LibGuides as a Personalized Portal
Posted by sara at 11:16 am in Libraries, social networking

Oh yes, another posting gushing about how much I love LibGuides.  I can’t help it!  LibGuides has solved many of our problems at Fitchburg State.  Well, many library problems.  Over the summer I created this document for faculty about ways to put the librarians in Blackboard to help support your class.  Most were clunky and required we have instructor permissions.  Nobody took us up on the offer and rightfully so.  Then we got LibGuides and started creating, what I call, class shortcut pages.

We create them for virtually every class that has an instruction session with a librarian.  We put up everything the students will need to successfully complete their assignment: databases, reference tools, RefWorks, polls, etc.  If we can, we give them examples from their own topics listed in the guide.  The class assignment and session dictate the content of the guide.  Thus, each guide is a bit different.  Here is one of my favorites for a math class we did in the fall.

The guide solved a variety of problems.  First, it allowed us to link to a Meebo chat.  It’s with the librarian who made the guide if they put a Meebo box in.  Any guide made with our reference account gets the Ask A Librarian box because it’s on that profile.  I can add persistent links to articles suggested by the professor (if I have them) complete with our EZProxy code.  I can offer research help and I can support issues that come up.
We use the guide to organize our sessions rather than using power point.  We link to the guide on our research help page and our list of traditional subject guides (a beast on it’s death bed in my opinion).  We also send the professor the link so they can link to it from their Blackboard pages.  The students don’t have to come to the library webpage to access it, they simply get the link from Blackboard and go directly to the same sources we discussed in the session.

Feedback from the guides is informal right now.  There are the statistics.  For my math session there were only 8 students in the fall and 0 students now (the class is not being offered).  We did the session in November and in two months the guide was hit 32 times.  That averages out to each student using the guide 4 times.  In January, right now, the guide has still be hit another 16 times.  Remember, this was a class of 8 people.  There was a lot of hands on during the session and many left with their research nearly complete.  Most of the links were hit in November and just a few were hit in December.  I am sure there is a bit of curiosity traffic.

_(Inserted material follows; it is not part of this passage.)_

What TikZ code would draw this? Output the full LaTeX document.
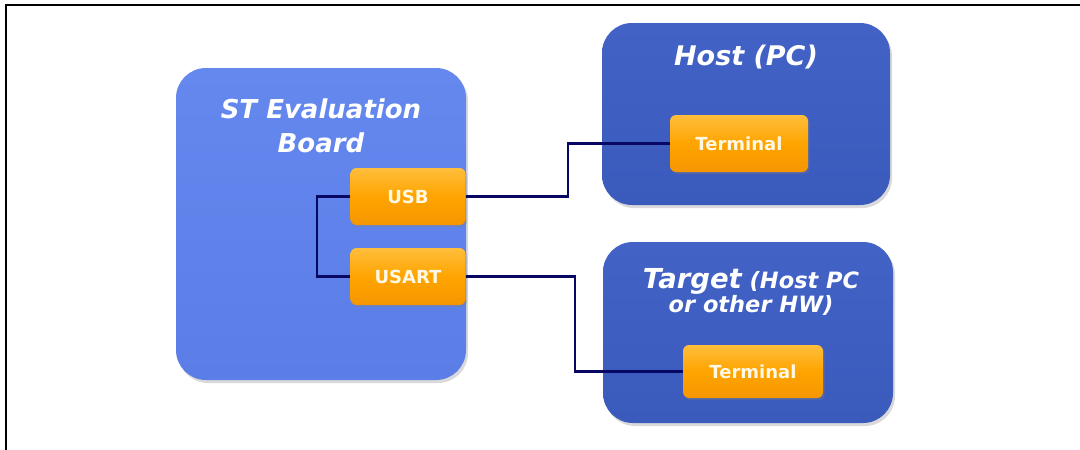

Other feedback has come from in session comments.  One student in a literature class I did enjoyed the session because of the guide.  As she was leaving she commented on how this session was so much better than the others she had done over the years because it focused on their assignment and she can easily get back to the guide.  That was a class of 20 students with only 15 showing up for a session.  Since October the guide got 161 hits with the majority of activity in October when they worked on their assignments.  One database, Literary Reference Center, got 80 hits that month from my LibGuide alone.  If I had done my typical session the students would have forgotten the database and gone to Academic Search Premier because it was the first on our  list of databases.

The most popular guide is for our English Comp class, Writing 1.  We had about 24 sections of this class come to the library for a session.  There were about 22 students per session to total over 500 visits to the guide in our sessions.  The main page of the guide got 1588 visits last year.  This means there were about 3 times as many visits to the guide as students in the classes.  I am not sure if professors linked to this guide, but the numbers are insane and are only going us as we plan to use it again this semester.  We have even created one for our Writing 2 class to build upon what they are using.  The focus of this session, Credo Reference, got more than 500 hits in the semester.  I even think the statistics from LibGuides are a bit conservative.  This is one guide that we added a grammar section too when we heard faculty venting about poor grammar skills.  I added a feed to the Grammar Girl podcast and fun grammar activities I found online.  I even link to silly videos like Ask A Ninja and the Common Craft “…In Plain English” movies.
Last semester we created 8 class specific guides.  This semester many more faculty are accepting the offer and even asking for them.  Today I am going to do a hard sell in a faculty workshop to give the specific example and start drumming up business for the possibility of having a guide, but no instruction session.  I think, for my library, this is a great way to embed a librarian with minimal effort.  It also creates portals for students that address the needs of that class.  It’s another part to being where they are when they need us.